Kevin Sayler of Cascade Health & Safety, LLC on
October 18, 2011:
Following is a link to information on health and safety issues associated with isocyanates. They concentrate on truck bed lining products and foam operations, but also discuss specific information on MDI and TDI. The health and safety documents are in the 2nd section. These are useful in addition to MSDSs, which sometimes are very helpful. http://www.polyurethane.org/s_api/sec.asp?CID=1649&DID=6230 Hope that is helpful. Kevin Sayler, CIH Cascade Health & Safety, LLC
Jerry Trevino of Protective Liner Systems on
October 11, 2011:
Polymers containing or using isocyanate curing systems are dangerous to use in confined spaces. Typically, the applicators are using fresh air, forced air breathing apparatus; however, others nearby may not be wearing this equipment. If others are around or near the application, they, too, need have adequate personnel protection. With respect to product performance, if any moisture is present, isocyanate-cured products may not bond to moist surfaces such as those found on underground concrete structures.
Gerald Burbank of Burbank on
October 18, 2011:
I, too, think Car F. overstates the dangers. Most of the documented cases involving sensitization occur in enclosed settings. More often than not, these cases involved working with urethane foam in factory settings where there is poor ventilation and concentrations are very high. Industrial coatings contain small amounts of these substances and are usually applied in environments where there is adequate ventilation.
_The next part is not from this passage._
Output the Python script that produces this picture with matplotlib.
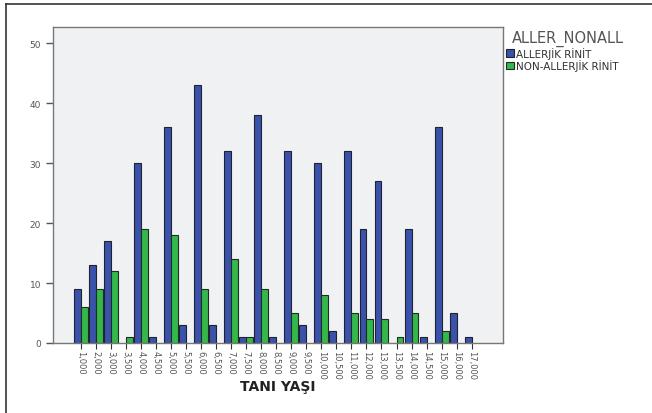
import numpy as np
import matplotlib.pyplot as plt
from matplotlib.lines import Line2D

# age at diagnosis categories (SPSS style labels)
ages = ["1,000", "2,000", "3,000", "3,500", "4,000", "4,500", "5,000", "5,500",
        "6,000", "6,500", "7,000", "7,500", "8,000", "8,500", "9,000", "9,500",
        "10,000", "10,500", "11,000", "12,000", "13,000", "13,500", "14,000",
        "14,500", "15,000", "16,000", "17,000"]

# counts per group
allerjik = [9, 13, 17, 0, 30, 1, 36, 3, 43, 3, 32, 1, 38, 1, 32, 3,
            30, 2, 32, 19, 27, 0, 19, 1, 36, 5, 1]
non_allerjik = [6, 9, 12, 1, 19, 0, 18, 0, 9, 0, 14, 1, 9, 0, 5, 0,
                8, 0, 5, 4, 4, 1, 5, 0, 2, 0, 0]

blue = "#3b52aa"
green = "#34b84a"
grey = "#555555"

fig = plt.figure(figsize=(6.52, 4.14), dpi=100)
ax = fig.add_axes([53 / 652, 1 - 344 / 414, 450 / 652, 316 / 414])
ax.set_facecolor("#f0f1f3")

x = np.arange(len(ages))
w = 0.46

a = np.array(allerjik, dtype=float)
n = np.array(non_allerjik, dtype=float)

# skip the empty slots, SPSS leaves them blank
ma = a > 0
mn = n > 0
ax.bar(x[ma] - w / 2, a[ma], width=w, color=blue, edgecolor="#1e2233",
       linewidth=0.8, label="ALLERJİK RİNİT")
ax.bar(x[mn] + w / 2, n[mn], width=w, color=green, edgecolor="#1e2e22",
       linewidth=0.8, label="NON-ALLERJİK RİNİT")

ax.set_xlim(-1.84, len(ages) + 1.08)
ax.set_ylim(0, 52.7)
ax.set_yticks([0, 10, 20, 30, 40, 50])
ax.set_xticks(x)
ax.set_xticklabels(ages, rotation=-90, fontsize=6, color=grey)
ax.tick_params(axis="y", labelsize=6.5, labelcolor=grey, length=5,
               color=grey, width=1)
ax.tick_params(axis="x", length=4, color="#333333", width=0.8, pad=1)

for s in ax.spines.values():
    s.set_color("#777777")
    s.set_linewidth(1.0)

ax.set_xlabel("TANI YAŞI", fontsize=10, fontweight="bold", color="#222222",
              labelpad=0)

leg = ax.legend(loc="upper left", bbox_to_anchor=(506 / 652, 1 - 31 / 414),
                bbox_transform=fig.transFigure, frameon=False,
                title="ALLER_NONALL", fontsize=7.5, title_fontsize=10.5,
                handlelength=0.75, handleheight=0.75, handletextpad=0.2,
                borderpad=0, borderaxespad=0, labelspacing=0.05)
leg._legend_box.align = "left"
leg.get_title().set_color(grey)
leg.get_title().set_position((6, 0))
for t in leg.get_texts():
    t.set_color("#333333")

# outer frame of the original image (top and left edges only)
fig.add_artist(Line2D([6 / 652, 6 / 652], [0, 1 - 5 / 414],
                      transform=fig.transFigure, color="#333333", lw=1.2))
fig.add_artist(Line2D([6 / 652, 1], [1 - 5 / 414, 1 - 5 / 414],
                      transform=fig.transFigure, color="#333333", lw=1.2))

plt.savefig("out.png", dpi=100)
If isocyonates are contained in the coating, employees should be informed. Proper respiratory protection, personnel protective equipment and hygiene procedures should be employed. Exposure should be limited to below the recommended levels, both in terms of respiratory exposure and skin contact. Contractors should always be prudent and responsible when working with hazardous substances. However, we should also realize that eliminating 100% of the exposure to any hazard is neither required nor even feasible. Exposure must be managed so that workers are not exposed to levels that present a threat to employees health and welfare.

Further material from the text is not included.